Lest you run away with the idea that she is easy to read, be warned: her writing is full of errors of various kinds, not excluding errors of fact regarding racial and ethnic issues and misspellings and words capitalized for emphasis which we no longer treat so in modern English. In fact, the modern reader would probably find Shakepeare, an earlier writer, easier to read because he has been so modernized in most versions in print. Nevertheless, I chose to read “The Unfortunate Happy Lady: A True History” (a sort of early short story before the form existed formally, in which the paradox in the title is carried out in the fiction); “The Younger Brother; or The Amorous Jilt” (a Restoration comic play, one of her best known, played for the first time posthumously); and her novel Oroonoko: or, The Royal Slave. The three different forms, though each example has its faults of writing, show the width of her life experience and sources of reference, and the ease with which she was able to enter into others’ experiences. I will deal with each briefly here, just to give the reader whose curiosity has been whetted by this strange writer a taste of what she could do.
In “The Unfortunate Happy Lady,” Behn writes a story with a happy ending (I’m not giving you much of a spoiler here, since she herself prevaricates with one in her title). This concerns a daughter of a family who, her fortunes being left in the care of her dishonest brother, finds herself put by this brother in a bawdy house where she is deprived of her share of the family fortune and left to work out her own compromise with the powers that be. That’s the unfortunate part of her “history,” though many people might take leave to doubt, by the time they finish the storybook ending, that it’s actually a “true history.” The lady has good luck, however, because the very first of her intended seducers is a gentleman (and this bit requires that one imagine a gentleman to be a single gentle man who yet might visit a bawdy house and still be a good person, not I suppose the absolute widest stretch of the imagination). He chases her around the room for a bit but then condescends to hear her story, whereupon he becomes less inflamed with passion and more inflamed with moral outrage that her brother could treat her so (this provides an interesting psychological link, for those concerned to follow it up where it leads, between moral outrage and envy at someone else’s moral freedom from restraint, a link which Freud must surely have mentioned in conjunction with judges and Pharisees somewhere in his works!). I found this story mildly enjoyable, and it was certainly the shortest work of the three, and supplied the fewest stops and halts for the reading eye trying to penetrate anachronisms in language.
The second piece I read (and I’m persuaded that had I seen a production of it it would have fared better in my judgement) was the play, “The Younger Brother; or, The Amorous Jilt.” This piece exasperated my patience, but not perhaps by its own fault.
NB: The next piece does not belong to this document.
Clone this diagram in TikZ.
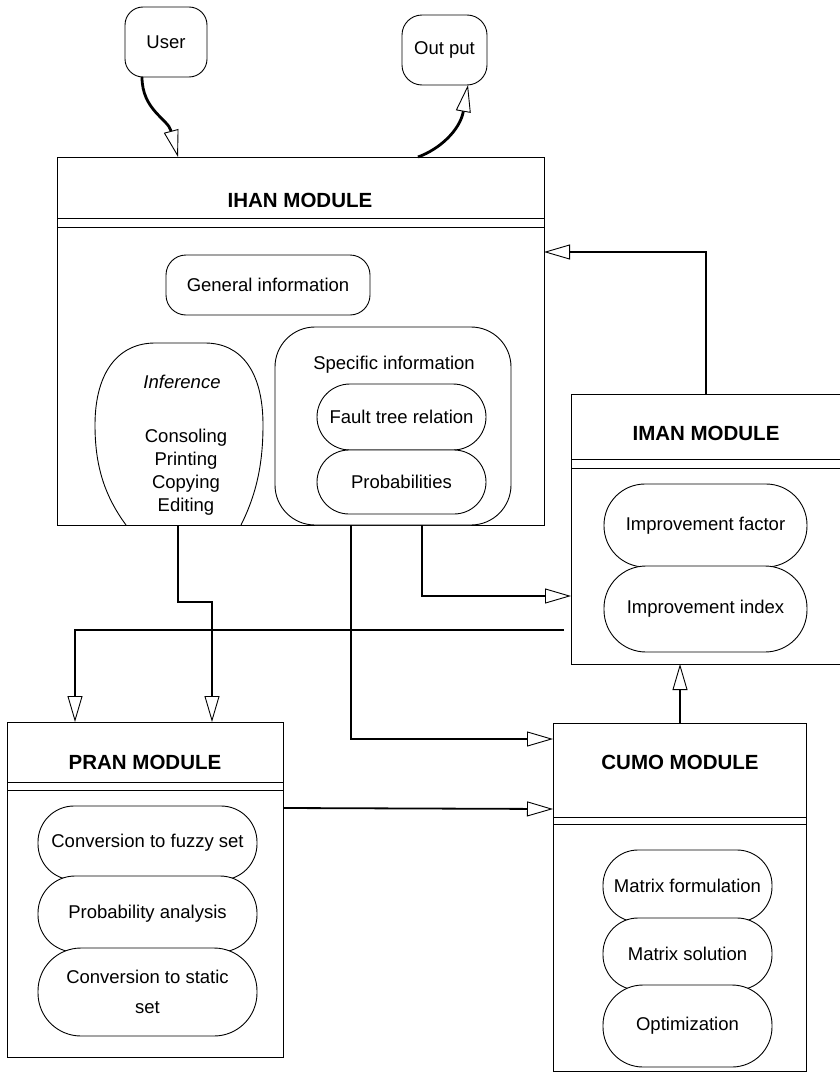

I simply have read too many other and better bits of Restoration playwrighting which are easier and less exhausting to read. In this piece on nearly every page there is an aside by one character or another, first of all. Then, there is a proliferation of characters in disguise so eagerly thrown off repeatedly that it’s hard to take up the readers’ “willing suspension of disbelief” and agree to the fiction that others on stage didn’t know who they were when they were in others’ clothes. Finally, the characters one and all seem to be visited with a kind of casual attitude towards standards of faith and piety of various kinds, not just the “amorous jilt” Mirtilla, but all, even the parent who repeatedly tries to run one son through with a sword and at one point or other wants to disinherit both sons. It’s a fine excursion into the staples and set pieces and stereotypical actions of Restoration comedy, but it has rather the nature of an imitation of too many plays watched in too rapid succession one after the other, and none of them very original. It’s again mildly amusing.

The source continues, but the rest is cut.